Insegurança jurídica, alinhamento e transparência
Contratos precários, em que os serviços são definidos de forma muito subjetiva e sem especificação dos riscos da operação, deixando toda a responsabilidade para o operador, é a realidade da atividade empresarial na atualidade. Além disso, a insegurança jurídica também ocorre pela má gestão dos contratos e a judicialização dos reajustes tarifários, que fazem dos aumentos previstos em contratos entre empresa e poder público um verdadeiro palanque eleitoral.

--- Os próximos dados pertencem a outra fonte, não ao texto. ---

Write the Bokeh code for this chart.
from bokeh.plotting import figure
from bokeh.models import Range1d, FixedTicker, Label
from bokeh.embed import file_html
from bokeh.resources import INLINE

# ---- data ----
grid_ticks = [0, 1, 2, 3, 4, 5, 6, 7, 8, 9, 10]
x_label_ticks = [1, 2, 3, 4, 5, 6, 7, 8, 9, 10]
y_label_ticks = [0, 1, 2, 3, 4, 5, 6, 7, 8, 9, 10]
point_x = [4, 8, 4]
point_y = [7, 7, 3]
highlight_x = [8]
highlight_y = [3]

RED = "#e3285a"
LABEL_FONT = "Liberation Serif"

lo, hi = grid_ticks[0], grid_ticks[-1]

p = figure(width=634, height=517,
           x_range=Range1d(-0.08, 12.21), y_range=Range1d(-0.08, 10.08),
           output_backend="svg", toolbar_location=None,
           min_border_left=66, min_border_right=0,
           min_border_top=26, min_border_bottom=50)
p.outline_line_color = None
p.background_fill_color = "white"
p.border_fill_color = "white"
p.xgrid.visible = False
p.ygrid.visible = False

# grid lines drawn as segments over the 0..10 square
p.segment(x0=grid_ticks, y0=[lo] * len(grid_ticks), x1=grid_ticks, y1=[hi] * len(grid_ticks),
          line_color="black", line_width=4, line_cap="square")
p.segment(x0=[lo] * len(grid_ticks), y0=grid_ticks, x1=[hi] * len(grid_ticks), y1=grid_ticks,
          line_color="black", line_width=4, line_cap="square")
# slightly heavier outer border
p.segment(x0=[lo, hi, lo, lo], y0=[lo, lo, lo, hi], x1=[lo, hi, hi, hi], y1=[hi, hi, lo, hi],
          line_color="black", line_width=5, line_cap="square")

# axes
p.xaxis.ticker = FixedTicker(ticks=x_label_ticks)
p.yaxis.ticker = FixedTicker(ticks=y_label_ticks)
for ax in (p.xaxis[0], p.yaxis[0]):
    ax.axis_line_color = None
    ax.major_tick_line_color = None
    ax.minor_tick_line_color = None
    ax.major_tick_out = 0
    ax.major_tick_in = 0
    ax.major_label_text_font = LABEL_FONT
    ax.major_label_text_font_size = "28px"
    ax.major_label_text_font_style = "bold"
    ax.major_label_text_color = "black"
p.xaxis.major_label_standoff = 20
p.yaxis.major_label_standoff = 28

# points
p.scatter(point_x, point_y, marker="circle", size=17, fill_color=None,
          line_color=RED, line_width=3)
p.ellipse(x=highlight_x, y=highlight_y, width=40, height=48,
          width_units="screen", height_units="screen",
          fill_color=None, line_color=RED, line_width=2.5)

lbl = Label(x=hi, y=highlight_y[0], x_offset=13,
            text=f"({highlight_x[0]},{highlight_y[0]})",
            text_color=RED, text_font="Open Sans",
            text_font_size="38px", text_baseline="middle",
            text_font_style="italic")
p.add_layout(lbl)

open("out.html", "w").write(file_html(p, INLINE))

Outra questão que preocupa são os serviços sob demanda por aplicativos ou de carona solidária, que passam a oferecer opções compartilhadas com características de transporte coletivo que podem competir, em condições desiguais, com os serviços públicos, afetando o equilíbrio das redes de transporte.
Um discurso unificado do setor, com mais alinhamento, compreensão e ações conjuntas dos operadores, é mais um ponto observado pelo GEE, assim como a adoção de novos mecanismos de transparência.
Além do alinhamento empresarial buscado pelo grupo, também se espera que o diálogo com o poder público (Executivo, Legislativo, Judiciário e Ministério Público) seja estreitado e, dessa forma, todas as esferas do poder público passem a priorizar e fortalecer o transporte coletivo por meio de políticas públicas para o setor.
Qualidade no transporte e novos parceiros
Recuperar a demanda e atrair novos usuários, por meio da oferta de serviços de boa qualidade, estão entre as demandas mais urgentes. Isso inclui qualificar a mão de obra, integrar modais de transporte, flexibilizar os serviços e oferecer infraestrutura adequada para a operação dos coletivos urbanos, com aumento da velocidade média de circulação. Sobre este último item, uma excelente solução são as faixas exclusivas: com elas, a velocidade média dos ônibus subiu de 10,5 km/h, em 2012, para 22 km/h este ano em Fortaleza (CE), reduzindo o tempo de viagem e aumentando a regularidade do serviço.
“Eu brinco que, se servir café e água no ônibus, mas ele levar três horas para chegar ao destino, aquela qualificação terá sido em vão. Além de trazer mais qualidade, é essencial reduzir o custo e fazer o usuário ficar menos tempo no trânsito”, aponta a diretora de Mobilidade Urbana da Fetranspor, Richele Cabral.
A priorização do transporte coletivo no sistema viário é justificável até por uma questão de equidade social. Pesquisa realizada pela CNT indica que nos eixos estruturais das grandes cidades brasileiras o automóvel ocupa cerca de 60% do espaço viário e transporta apenas 20% dos passageiros, enquanto os ônibus ocupam 25% do mesmo espaço e transportam quase 70%.
A priorização do transporte coletivo também foi definida pela NTU como ação prioritária; desde o final do ano passado, a entidade vem levantando informações sobre os projetos suspensos ou em atraso para promover a retomada dos trabalhos junto com o Ministério das Cidades e prefeituras.
Por fim, foi identificada como mais um desafio para o segmento empresarial a ampliação do diálogo com outros setores relacionados com o transporte público, como as áreas de meio ambiente, saúde e desenvolvimento social. O GEE recomendou o trabalho conjunto com essas áreas por meio de parcerias estratégicas que podem integrar e valorizar o transporte público, fazendo com que o setor e a sociedade alcancem a tão sonhada sustentabilidade.
Para Murilo Andrade, conselheiro da NTU, a formação do grupo estratégico foi um importante passo para mudar a realidade do setor: “As pessoas estão com a cabeça aberta para soluções integradas e inovadoras, para melhorar a vida do usuário. Sobretudo, para buscar novas formas de resolver problemas antigos”.